Politicians have no compulsion to save money or make profits. Their natural incentive is to mis-use the resources of state enterprises to win votes or support their friends who helped with the election campaign.

Indeed, it is often the financial backers of politicians who are made directors of state enterprises. Politi­cians also block management from making optimal decisions, whether in pricing energy or deciding which route to fly, as past experience has shown.

Politicians also routinely make public statements say­ing state enterprises are supposed to provide a service and justify losses and mismanagement.

In Sri Lanka hardly anyone is held accountable for losses at SOEs, though the parliament’s Committee on Public Enterprises has reported on it. The lack of an independent public service makes this worse in Sri Lanka. Therefore, the dice are fundamentally stacked against state enterprises from the start.

This may explain why some enterprises become prof­itable and start contributing tax revenues to the state after privatisation. A good example are the privatised plantations. Companies that formerly received Trea­sury handouts to pay salaries started paying annual lease rentals to the public purse despite the vagaries of commodity prices.

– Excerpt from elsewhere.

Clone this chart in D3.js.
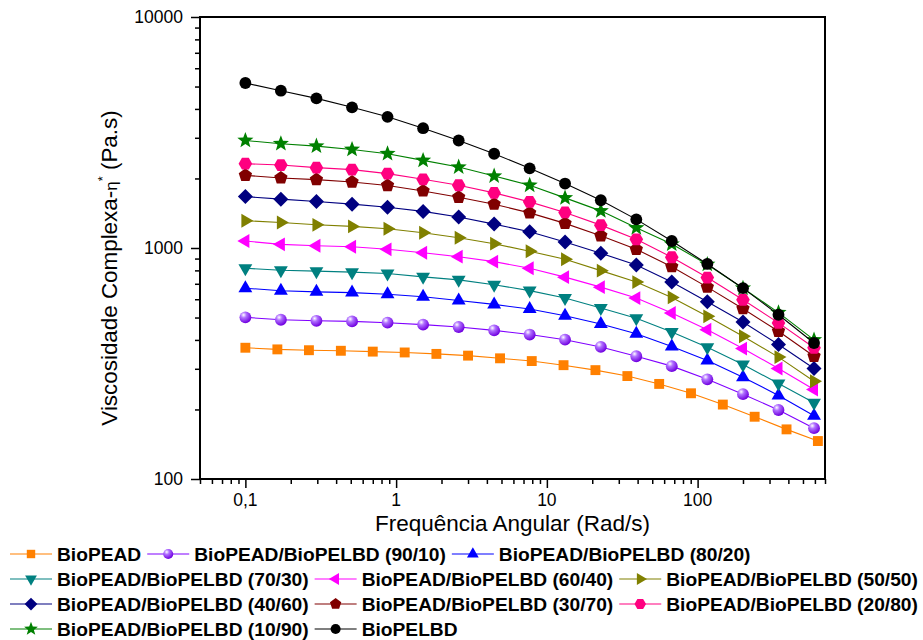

Privatisation did not always restore a a company’s profitability, some companies went bankrupt after privatisation. Three textile firms which depended on import protection collapsed after import duties were reduced. However the falling textile prices benefitted consumers.

Inefficient firms, protected from competition, be­ing weeded out is also a benefit to the people of the country, quite apart from whether they make profits or losses.

Telecom

One of Sri Lanka’s most successful cases of pri­vatisation was Telecom. Telecom was a unionised monopoly. Unions blocked the creation of a duopoly. Tariffs were controlled by the government and people had to wait on a 10 or 15 year waiting list to obtain a phone connection . Politicians or government servants were given priority. Ordinary people got the standard answer: ‘no loops’, just as Colombo Gas used to say ‘no cylinders’.

In the 1990s, the monopoly was broken first by bringing a private partner to run a mobile service. New licenses were issued for mobile services, later two wireless fixed operators were licensed. The regulator allowed prices and connection fees to rise. A large stake in Sri Lanka Telecom, the former state fixed line operator was sold to a foreign company.

Some of the foreign telecom firms that invested in Sri Lanka, including those from Malaysia and Sweden were themselves state enterprises or stock-market listed former state enterprises, which competed with each other in Sri Lanka.

Before private capital was allowed into telecom, a major constraint for investors who wanted to start factories in Sri Lanka was the lack of telephones. But now some people own more than one phone. Prices are among the lowest in the world. Competition has become so intense that private operators successfully lobbied the regulator to stop prices from going down, and imposed floor prices in a blatant move to hamper the effects of free markets and competition.

Over the years unfortunate consumers have had to put up with anything from bad customer service, rusty gas cylinders, routine shortages, 10 year waiting lists and adulterated fuel. Yet vocal and articulate politicians backed by SOE unions are pushing the agenda to build state businesses at the expense of the people.

And so far Sri Lanka’s ordinary people who pick up the tab have been listening in silence.